_What to do:_
Return the listing below exactly, with the pictures dropped.

[Items from a data source]
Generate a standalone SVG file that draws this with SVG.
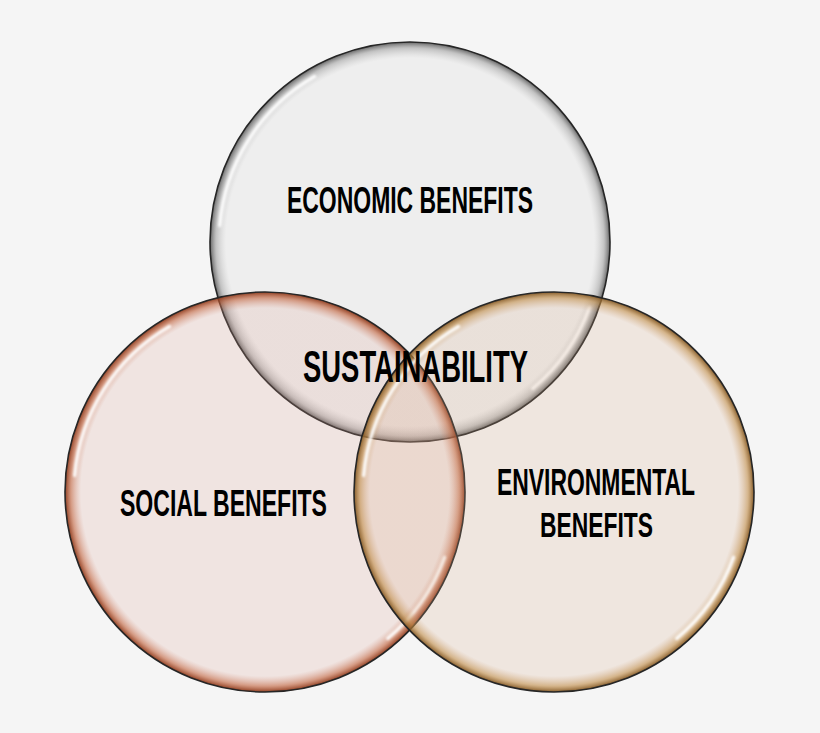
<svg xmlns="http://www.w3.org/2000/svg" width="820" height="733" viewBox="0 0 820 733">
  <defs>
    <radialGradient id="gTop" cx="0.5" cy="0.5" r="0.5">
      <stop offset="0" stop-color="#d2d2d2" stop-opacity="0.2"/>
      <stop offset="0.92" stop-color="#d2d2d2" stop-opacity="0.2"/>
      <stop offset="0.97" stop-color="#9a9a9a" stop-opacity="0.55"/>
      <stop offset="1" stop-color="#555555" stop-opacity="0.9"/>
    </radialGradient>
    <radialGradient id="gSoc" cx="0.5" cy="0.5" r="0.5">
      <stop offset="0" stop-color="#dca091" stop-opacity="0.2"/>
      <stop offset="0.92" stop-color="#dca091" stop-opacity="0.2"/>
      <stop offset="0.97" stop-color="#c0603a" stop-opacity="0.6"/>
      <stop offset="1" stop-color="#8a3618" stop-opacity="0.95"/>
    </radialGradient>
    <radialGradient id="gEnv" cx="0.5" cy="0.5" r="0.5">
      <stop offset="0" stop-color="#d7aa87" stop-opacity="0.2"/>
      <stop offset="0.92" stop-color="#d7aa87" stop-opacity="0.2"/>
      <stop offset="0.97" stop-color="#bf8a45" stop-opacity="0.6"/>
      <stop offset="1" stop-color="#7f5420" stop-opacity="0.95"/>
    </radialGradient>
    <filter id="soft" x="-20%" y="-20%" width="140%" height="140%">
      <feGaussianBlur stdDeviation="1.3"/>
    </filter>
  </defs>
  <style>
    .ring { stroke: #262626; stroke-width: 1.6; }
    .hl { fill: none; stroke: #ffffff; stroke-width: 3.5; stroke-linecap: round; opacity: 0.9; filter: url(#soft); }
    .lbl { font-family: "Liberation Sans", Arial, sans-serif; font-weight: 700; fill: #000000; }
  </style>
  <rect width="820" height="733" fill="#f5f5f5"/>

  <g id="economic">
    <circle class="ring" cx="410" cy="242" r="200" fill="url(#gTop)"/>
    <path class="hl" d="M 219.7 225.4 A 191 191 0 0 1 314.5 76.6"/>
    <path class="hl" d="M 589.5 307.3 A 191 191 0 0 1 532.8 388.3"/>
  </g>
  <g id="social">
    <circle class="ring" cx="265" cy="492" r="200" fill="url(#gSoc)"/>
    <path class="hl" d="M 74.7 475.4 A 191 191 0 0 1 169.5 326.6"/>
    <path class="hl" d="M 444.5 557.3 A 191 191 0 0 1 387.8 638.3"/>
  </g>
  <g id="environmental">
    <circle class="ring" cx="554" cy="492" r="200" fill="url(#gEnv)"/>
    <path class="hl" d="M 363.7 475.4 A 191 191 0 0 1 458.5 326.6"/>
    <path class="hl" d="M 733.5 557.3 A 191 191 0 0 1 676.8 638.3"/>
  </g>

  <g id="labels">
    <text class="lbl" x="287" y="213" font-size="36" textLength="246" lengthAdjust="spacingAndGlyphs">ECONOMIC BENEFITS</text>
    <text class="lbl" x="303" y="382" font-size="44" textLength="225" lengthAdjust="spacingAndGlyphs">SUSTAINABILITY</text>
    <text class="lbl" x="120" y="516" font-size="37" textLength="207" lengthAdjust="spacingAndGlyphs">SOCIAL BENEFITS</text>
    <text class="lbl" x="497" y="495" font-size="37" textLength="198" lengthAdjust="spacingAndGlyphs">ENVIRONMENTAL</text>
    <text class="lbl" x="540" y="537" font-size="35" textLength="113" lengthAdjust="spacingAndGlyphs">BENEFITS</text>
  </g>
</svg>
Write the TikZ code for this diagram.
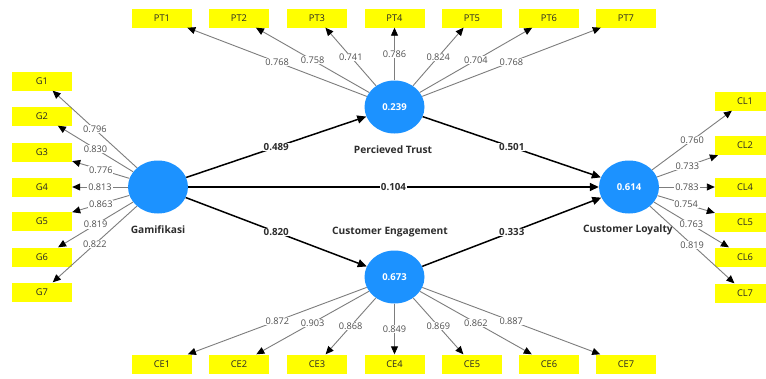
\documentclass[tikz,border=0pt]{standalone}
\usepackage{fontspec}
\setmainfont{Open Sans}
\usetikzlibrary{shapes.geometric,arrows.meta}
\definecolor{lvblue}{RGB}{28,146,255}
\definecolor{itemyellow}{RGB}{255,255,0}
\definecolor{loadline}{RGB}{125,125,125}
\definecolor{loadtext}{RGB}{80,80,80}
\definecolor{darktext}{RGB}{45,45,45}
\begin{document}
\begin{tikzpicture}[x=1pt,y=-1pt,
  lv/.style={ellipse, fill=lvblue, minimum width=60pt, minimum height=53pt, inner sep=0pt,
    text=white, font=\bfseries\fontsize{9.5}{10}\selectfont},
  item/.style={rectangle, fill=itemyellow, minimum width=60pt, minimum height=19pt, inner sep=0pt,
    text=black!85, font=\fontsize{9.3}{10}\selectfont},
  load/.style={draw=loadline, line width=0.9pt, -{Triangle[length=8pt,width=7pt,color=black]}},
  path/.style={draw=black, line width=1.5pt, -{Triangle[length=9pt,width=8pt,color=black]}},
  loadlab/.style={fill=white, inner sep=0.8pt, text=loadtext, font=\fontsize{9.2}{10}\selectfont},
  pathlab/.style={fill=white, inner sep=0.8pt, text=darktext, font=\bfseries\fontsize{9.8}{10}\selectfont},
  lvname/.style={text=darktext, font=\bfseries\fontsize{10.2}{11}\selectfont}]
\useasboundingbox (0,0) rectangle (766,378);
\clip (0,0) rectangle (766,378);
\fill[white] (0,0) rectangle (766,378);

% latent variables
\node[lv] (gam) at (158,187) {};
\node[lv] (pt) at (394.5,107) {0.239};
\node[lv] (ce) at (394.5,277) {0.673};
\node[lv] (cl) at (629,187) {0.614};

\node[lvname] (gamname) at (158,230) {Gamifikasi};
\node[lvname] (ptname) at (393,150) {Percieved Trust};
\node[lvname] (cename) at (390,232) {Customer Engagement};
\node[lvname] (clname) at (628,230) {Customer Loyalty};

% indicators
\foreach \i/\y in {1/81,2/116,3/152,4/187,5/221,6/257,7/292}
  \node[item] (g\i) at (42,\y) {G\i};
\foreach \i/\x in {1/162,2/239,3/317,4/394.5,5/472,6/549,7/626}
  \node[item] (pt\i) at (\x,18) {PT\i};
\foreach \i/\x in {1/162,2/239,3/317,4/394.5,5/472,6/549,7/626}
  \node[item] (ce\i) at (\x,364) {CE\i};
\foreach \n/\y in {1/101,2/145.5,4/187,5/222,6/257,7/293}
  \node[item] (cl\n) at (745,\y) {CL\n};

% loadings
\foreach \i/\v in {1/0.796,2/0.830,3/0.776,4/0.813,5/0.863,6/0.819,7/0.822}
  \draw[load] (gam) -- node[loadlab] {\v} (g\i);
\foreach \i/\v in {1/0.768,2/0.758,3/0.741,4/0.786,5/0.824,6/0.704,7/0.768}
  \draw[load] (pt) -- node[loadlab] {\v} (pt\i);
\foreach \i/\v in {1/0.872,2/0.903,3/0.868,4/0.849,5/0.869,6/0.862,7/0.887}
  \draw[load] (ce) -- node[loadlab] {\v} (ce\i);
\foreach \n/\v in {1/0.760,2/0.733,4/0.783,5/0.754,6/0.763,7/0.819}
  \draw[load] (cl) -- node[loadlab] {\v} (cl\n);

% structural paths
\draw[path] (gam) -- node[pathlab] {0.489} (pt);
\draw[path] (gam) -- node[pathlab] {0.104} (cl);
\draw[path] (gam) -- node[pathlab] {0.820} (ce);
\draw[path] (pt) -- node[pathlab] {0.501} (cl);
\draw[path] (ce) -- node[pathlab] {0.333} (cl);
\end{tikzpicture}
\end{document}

_Solution:_
Generate a standalone SVG file that draws this with SVG.
<svg xmlns="http://www.w3.org/2000/svg" width="820" height="733" viewBox="0 0 820 733">
  <defs>
    <radialGradient id="gTop" cx="0.5" cy="0.5" r="0.5">
      <stop offset="0" stop-color="#d2d2d2" stop-opacity="0.2"/>
      <stop offset="0.92" stop-color="#d2d2d2" stop-opacity="0.2"/>
      <stop offset="0.97" stop-color="#9a9a9a" stop-opacity="0.55"/>
      <stop offset="1" stop-color="#555555" stop-opacity="0.9"/>
    </radialGradient>
    <radialGradient id="gSoc" cx="0.5" cy="0.5" r="0.5">
      <stop offset="0" stop-color="#dca091" stop-opacity="0.2"/>
      <stop offset="0.92" stop-color="#dca091" stop-opacity="0.2"/>
      <stop offset="0.97" stop-color="#c0603a" stop-opacity="0.6"/>
      <stop offset="1" stop-color="#8a3618" stop-opacity="0.95"/>
    </radialGradient>
    <radialGradient id="gEnv" cx="0.5" cy="0.5" r="0.5">
      <stop offset="0" stop-color="#d7aa87" stop-opacity="0.2"/>
      <stop offset="0.92" stop-color="#d7aa87" stop-opacity="0.2"/>
      <stop offset="0.97" stop-color="#bf8a45" stop-opacity="0.6"/>
      <stop offset="1" stop-color="#7f5420" stop-opacity="0.95"/>
    </radialGradient>
    <filter id="soft" x="-20%" y="-20%" width="140%" height="140%">
      <feGaussianBlur stdDeviation="1.3"/>
    </filter>
  </defs>
  <style>
    .ring { stroke: #262626; stroke-width: 1.6; }
    .hl { fill: none; stroke: #ffffff; stroke-width: 3.5; stroke-linecap: round; opacity: 0.9; filter: url(#soft); }
    .lbl { font-family: "Liberation Sans", Arial, sans-serif; font-weight: 700; fill: #000000; }
  </style>
  <rect width="820" height="733" fill="#f5f5f5"/>

  <g id="economic">
    <circle class="ring" cx="410" cy="242" r="200" fill="url(#gTop)"/>
    <path class="hl" d="M 219.7 225.4 A 191 191 0 0 1 314.5 76.6"/>
    <path class="hl" d="M 589.5 307.3 A 191 191 0 0 1 532.8 388.3"/>
  </g>
  <g id="social">
    <circle class="ring" cx="265" cy="492" r="200" fill="url(#gSoc)"/>
    <path class="hl" d="M 74.7 475.4 A 191 191 0 0 1 169.5 326.6"/>
    <path class="hl" d="M 444.5 557.3 A 191 191 0 0 1 387.8 638.3"/>
  </g>
  <g id="environmental">
    <circle class="ring" cx="554" cy="492" r="200" fill="url(#gEnv)"/>
    <path class="hl" d="M 363.7 475.4 A 191 191 0 0 1 458.5 326.6"/>
    <path class="hl" d="M 733.5 557.3 A 191 191 0 0 1 676.8 638.3"/>
  </g>

  <g id="labels">
    <text class="lbl" x="287" y="213" font-size="36" textLength="246" lengthAdjust="spacingAndGlyphs">ECONOMIC BENEFITS</text>
    <text class="lbl" x="303" y="382" font-size="44" textLength="225" lengthAdjust="spacingAndGlyphs">SUSTAINABILITY</text>
    <text class="lbl" x="120" y="516" font-size="37" textLength="207" lengthAdjust="spacingAndGlyphs">SOCIAL BENEFITS</text>
    <text class="lbl" x="497" y="495" font-size="37" textLength="198" lengthAdjust="spacingAndGlyphs">ENVIRONMENTAL</text>
    <text class="lbl" x="540" y="537" font-size="35" textLength="113" lengthAdjust="spacingAndGlyphs">BENEFITS</text>
  </g>
</svg>
Write the TikZ code for this diagram.
\documentclass[tikz,border=0pt]{standalone}
\usepackage{fontspec}
\setmainfont{Open Sans}
\usetikzlibrary{shapes.geometric,arrows.meta}
\definecolor{lvblue}{RGB}{28,146,255}
\definecolor{itemyellow}{RGB}{255,255,0}
\definecolor{loadline}{RGB}{125,125,125}
\definecolor{loadtext}{RGB}{80,80,80}
\definecolor{darktext}{RGB}{45,45,45}
\begin{document}
\begin{tikzpicture}[x=1pt,y=-1pt,
  lv/.style={ellipse, fill=lvblue, minimum width=60pt, minimum height=53pt, inner sep=0pt,
    text=white, font=\bfseries\fontsize{9.5}{10}\selectfont},
  item/.style={rectangle, fill=itemyellow, minimum width=60pt, minimum height=19pt, inner sep=0pt,
    text=black!85, font=\fontsize{9.3}{10}\selectfont},
  load/.style={draw=loadline, line width=0.9pt, -{Triangle[length=8pt,width=7pt,color=black]}},
  path/.style={draw=black, line width=1.5pt, -{Triangle[length=9pt,width=8pt,color=black]}},
  loadlab/.style={fill=white, inner sep=0.8pt, text=loadtext, font=\fontsize{9.2}{10}\selectfont},
  pathlab/.style={fill=white, inner sep=0.8pt, text=darktext, font=\bfseries\fontsize{9.8}{10}\selectfont},
  lvname/.style={text=darktext, font=\bfseries\fontsize{10.2}{11}\selectfont}]
\useasboundingbox (0,0) rectangle (766,378);
\clip (0,0) rectangle (766,378);
\fill[white] (0,0) rectangle (766,378);

% latent variables
\node[lv] (gam) at (158,187) {};
\node[lv] (pt) at (394.5,107) {0.239};
\node[lv] (ce) at (394.5,277) {0.673};
\node[lv] (cl) at (629,187) {0.614};

\node[lvname] (gamname) at (158,230) {Gamifikasi};
\node[lvname] (ptname) at (393,150) {Percieved Trust};
\node[lvname] (cename) at (390,232) {Customer Engagement};
\node[lvname] (clname) at (628,230) {Customer Loyalty};

% indicators
\foreach \i/\y in {1/81,2/116,3/152,4/187,5/221,6/257,7/292}
  \node[item] (g\i) at (42,\y) {G\i};
\foreach \i/\x in {1/162,2/239,3/317,4/394.5,5/472,6/549,7/626}
  \node[item] (pt\i) at (\x,18) {PT\i};
\foreach \i/\x in {1/162,2/239,3/317,4/394.5,5/472,6/549,7/626}
  \node[item] (ce\i) at (\x,364) {CE\i};
\foreach \n/\y in {1/101,2/145.5,4/187,5/222,6/257,7/293}
  \node[item] (cl\n) at (745,\y) {CL\n};

% loadings
\foreach \i/\v in {1/0.796,2/0.830,3/0.776,4/0.813,5/0.863,6/0.819,7/0.822}
  \draw[load] (gam) -- node[loadlab] {\v} (g\i);
\foreach \i/\v in {1/0.768,2/0.758,3/0.741,4/0.786,5/0.824,6/0.704,7/0.768}
  \draw[load] (pt) -- node[loadlab] {\v} (pt\i);
\foreach \i/\v in {1/0.872,2/0.903,3/0.868,4/0.849,5/0.869,6/0.862,7/0.887}
  \draw[load] (ce) -- node[loadlab] {\v} (ce\i);
\foreach \n/\v in {1/0.760,2/0.733,4/0.783,5/0.754,6/0.763,7/0.819}
  \draw[load] (cl) -- node[loadlab] {\v} (cl\n);

% structural paths
\draw[path] (gam) -- node[pathlab] {0.489} (pt);
\draw[path] (gam) -- node[pathlab] {0.104} (cl);
\draw[path] (gam) -- node[pathlab] {0.820} (ce);
\draw[path] (pt) -- node[pathlab] {0.501} (cl);
\draw[path] (ce) -- node[pathlab] {0.333} (cl);
\end{tikzpicture}
\end{document}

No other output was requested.